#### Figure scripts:
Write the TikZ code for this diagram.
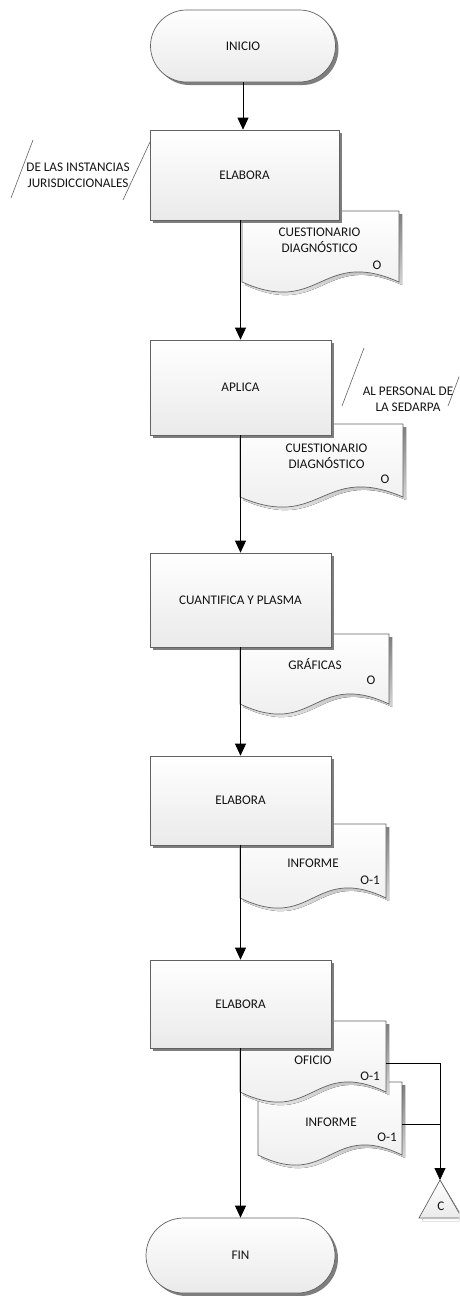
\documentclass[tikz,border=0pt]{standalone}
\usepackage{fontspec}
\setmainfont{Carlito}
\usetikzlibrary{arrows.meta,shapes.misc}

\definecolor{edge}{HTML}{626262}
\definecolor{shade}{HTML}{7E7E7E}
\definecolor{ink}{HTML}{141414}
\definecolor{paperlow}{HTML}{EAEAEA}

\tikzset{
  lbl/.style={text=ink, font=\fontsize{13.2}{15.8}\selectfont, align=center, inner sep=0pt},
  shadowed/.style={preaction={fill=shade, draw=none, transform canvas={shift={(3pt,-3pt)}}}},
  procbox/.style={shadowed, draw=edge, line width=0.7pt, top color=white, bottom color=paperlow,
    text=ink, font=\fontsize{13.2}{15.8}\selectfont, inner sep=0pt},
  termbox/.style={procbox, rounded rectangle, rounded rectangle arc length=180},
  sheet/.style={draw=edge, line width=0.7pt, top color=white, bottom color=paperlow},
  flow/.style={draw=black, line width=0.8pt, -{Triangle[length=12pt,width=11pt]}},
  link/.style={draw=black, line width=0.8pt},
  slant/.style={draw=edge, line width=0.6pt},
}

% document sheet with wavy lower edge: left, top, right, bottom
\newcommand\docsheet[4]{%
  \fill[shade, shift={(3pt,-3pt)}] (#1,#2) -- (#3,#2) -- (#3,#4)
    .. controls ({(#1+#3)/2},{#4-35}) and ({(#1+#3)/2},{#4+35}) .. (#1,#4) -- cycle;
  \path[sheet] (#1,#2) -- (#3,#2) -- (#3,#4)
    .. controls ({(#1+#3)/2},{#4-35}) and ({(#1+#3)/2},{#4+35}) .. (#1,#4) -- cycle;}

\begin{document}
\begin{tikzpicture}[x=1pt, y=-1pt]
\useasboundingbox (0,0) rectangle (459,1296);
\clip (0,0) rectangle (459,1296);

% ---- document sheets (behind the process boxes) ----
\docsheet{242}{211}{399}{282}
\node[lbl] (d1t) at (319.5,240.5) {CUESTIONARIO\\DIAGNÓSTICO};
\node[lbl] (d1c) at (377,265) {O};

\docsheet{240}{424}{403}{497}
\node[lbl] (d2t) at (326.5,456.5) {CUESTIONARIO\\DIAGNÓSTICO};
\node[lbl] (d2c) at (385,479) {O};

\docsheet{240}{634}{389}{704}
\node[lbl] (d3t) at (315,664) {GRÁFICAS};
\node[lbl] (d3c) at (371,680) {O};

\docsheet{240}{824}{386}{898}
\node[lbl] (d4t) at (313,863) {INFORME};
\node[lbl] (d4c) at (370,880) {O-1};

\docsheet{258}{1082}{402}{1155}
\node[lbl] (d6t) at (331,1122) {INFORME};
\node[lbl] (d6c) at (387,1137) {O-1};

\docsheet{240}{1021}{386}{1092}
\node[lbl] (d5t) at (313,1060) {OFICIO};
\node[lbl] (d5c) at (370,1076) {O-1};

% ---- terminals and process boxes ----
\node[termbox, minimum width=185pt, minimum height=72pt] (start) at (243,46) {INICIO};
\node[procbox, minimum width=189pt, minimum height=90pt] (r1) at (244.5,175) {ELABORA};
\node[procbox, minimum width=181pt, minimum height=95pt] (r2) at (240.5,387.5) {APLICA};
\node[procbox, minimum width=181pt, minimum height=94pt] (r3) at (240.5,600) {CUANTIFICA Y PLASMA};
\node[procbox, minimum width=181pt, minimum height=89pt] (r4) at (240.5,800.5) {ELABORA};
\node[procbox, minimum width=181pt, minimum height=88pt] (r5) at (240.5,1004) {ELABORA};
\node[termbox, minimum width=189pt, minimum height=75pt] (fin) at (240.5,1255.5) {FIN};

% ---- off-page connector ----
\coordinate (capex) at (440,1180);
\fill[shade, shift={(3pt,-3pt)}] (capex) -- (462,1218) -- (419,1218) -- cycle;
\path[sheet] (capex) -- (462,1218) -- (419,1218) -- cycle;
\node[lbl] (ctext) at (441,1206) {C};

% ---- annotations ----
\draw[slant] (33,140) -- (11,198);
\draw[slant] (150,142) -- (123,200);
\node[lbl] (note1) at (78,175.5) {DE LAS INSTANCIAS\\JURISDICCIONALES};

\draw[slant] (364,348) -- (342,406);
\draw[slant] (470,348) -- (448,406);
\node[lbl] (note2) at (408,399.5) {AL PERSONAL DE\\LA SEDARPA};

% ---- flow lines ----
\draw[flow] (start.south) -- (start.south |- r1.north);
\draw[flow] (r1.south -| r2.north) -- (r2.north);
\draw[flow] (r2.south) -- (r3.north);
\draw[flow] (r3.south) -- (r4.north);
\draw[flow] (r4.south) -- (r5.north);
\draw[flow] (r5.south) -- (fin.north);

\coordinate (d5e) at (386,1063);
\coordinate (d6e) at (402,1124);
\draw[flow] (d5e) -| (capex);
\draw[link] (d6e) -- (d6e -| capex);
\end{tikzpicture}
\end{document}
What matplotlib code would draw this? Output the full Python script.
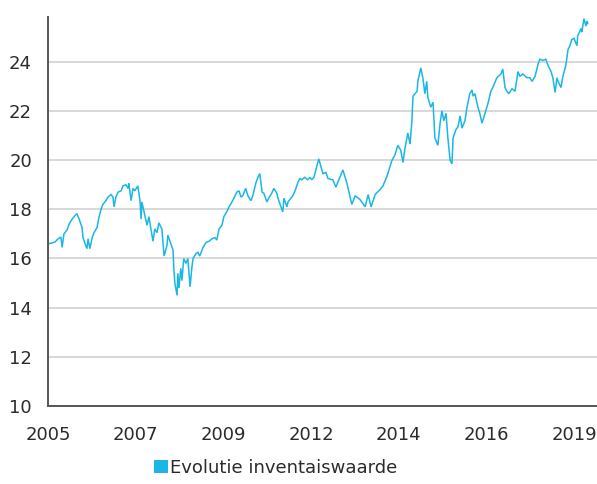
...
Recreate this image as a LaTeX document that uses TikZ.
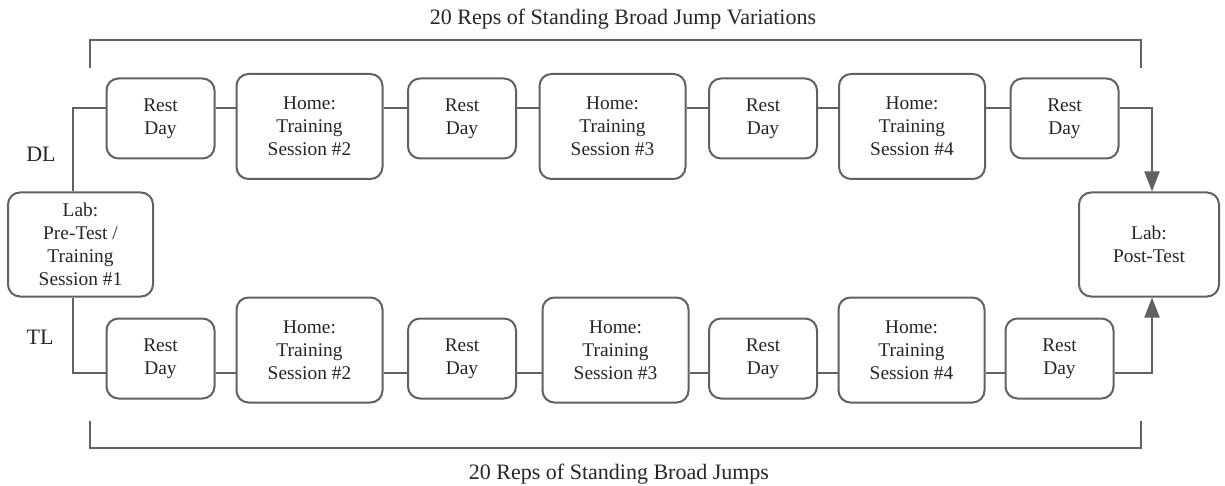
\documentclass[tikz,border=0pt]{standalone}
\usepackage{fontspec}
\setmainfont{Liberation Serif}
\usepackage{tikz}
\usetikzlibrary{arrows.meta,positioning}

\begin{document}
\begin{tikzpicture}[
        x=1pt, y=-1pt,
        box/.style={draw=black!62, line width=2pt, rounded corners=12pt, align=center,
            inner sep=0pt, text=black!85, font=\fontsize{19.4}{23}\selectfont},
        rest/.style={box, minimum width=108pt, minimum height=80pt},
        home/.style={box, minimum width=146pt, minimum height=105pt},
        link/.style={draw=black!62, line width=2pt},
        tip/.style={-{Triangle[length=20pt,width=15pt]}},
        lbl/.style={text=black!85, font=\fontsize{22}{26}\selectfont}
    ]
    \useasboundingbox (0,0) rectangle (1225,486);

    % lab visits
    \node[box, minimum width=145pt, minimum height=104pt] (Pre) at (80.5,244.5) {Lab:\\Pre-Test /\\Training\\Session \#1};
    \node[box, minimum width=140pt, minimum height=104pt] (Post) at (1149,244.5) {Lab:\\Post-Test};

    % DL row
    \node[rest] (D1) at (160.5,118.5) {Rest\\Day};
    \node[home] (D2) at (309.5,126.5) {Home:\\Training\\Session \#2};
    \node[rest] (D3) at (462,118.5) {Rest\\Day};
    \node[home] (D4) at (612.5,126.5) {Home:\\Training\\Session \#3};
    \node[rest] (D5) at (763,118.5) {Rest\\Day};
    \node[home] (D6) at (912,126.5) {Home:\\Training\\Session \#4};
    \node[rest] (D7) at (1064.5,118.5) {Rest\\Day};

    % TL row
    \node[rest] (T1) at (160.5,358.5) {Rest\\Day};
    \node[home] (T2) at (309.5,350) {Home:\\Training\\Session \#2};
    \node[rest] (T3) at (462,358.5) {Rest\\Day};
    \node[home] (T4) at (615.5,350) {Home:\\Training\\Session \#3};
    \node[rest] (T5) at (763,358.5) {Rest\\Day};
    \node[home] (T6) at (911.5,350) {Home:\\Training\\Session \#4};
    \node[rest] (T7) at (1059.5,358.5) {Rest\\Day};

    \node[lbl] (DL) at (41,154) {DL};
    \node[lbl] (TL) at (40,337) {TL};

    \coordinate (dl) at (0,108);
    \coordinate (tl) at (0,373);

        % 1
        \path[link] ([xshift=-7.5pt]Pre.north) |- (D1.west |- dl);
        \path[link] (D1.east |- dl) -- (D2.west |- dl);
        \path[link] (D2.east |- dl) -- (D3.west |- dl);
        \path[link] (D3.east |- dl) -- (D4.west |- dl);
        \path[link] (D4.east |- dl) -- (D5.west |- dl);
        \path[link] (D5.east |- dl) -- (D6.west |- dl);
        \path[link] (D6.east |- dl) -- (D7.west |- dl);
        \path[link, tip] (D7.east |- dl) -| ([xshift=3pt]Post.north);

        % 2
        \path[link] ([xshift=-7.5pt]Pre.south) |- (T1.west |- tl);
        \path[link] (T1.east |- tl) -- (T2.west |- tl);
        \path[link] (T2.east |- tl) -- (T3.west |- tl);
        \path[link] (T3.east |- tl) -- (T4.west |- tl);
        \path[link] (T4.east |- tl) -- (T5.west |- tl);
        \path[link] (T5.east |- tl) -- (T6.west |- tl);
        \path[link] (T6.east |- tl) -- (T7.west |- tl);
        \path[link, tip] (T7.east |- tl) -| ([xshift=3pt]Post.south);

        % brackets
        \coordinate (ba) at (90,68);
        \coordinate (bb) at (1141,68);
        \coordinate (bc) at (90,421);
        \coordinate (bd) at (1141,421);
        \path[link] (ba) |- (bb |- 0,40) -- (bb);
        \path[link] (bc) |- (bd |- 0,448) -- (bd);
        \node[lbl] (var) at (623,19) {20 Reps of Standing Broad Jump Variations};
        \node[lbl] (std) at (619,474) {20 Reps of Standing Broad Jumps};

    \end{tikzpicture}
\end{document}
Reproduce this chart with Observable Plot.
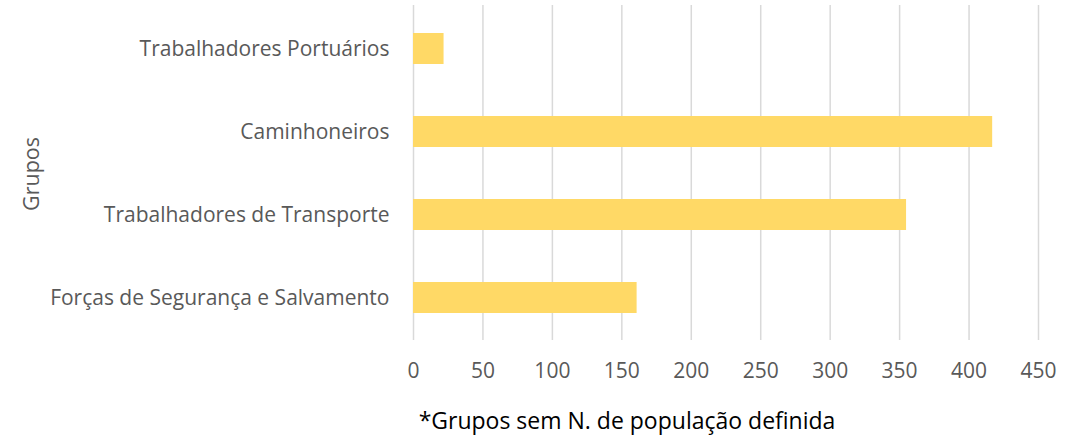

#### EXERCISE DIRECTIONS:
Check the data for the word "code" and pull out the lines that have it.

#### OUTPUT:
Write the TikZ code for this diagram.
What matplotlib code would draw this? Output the full Python script.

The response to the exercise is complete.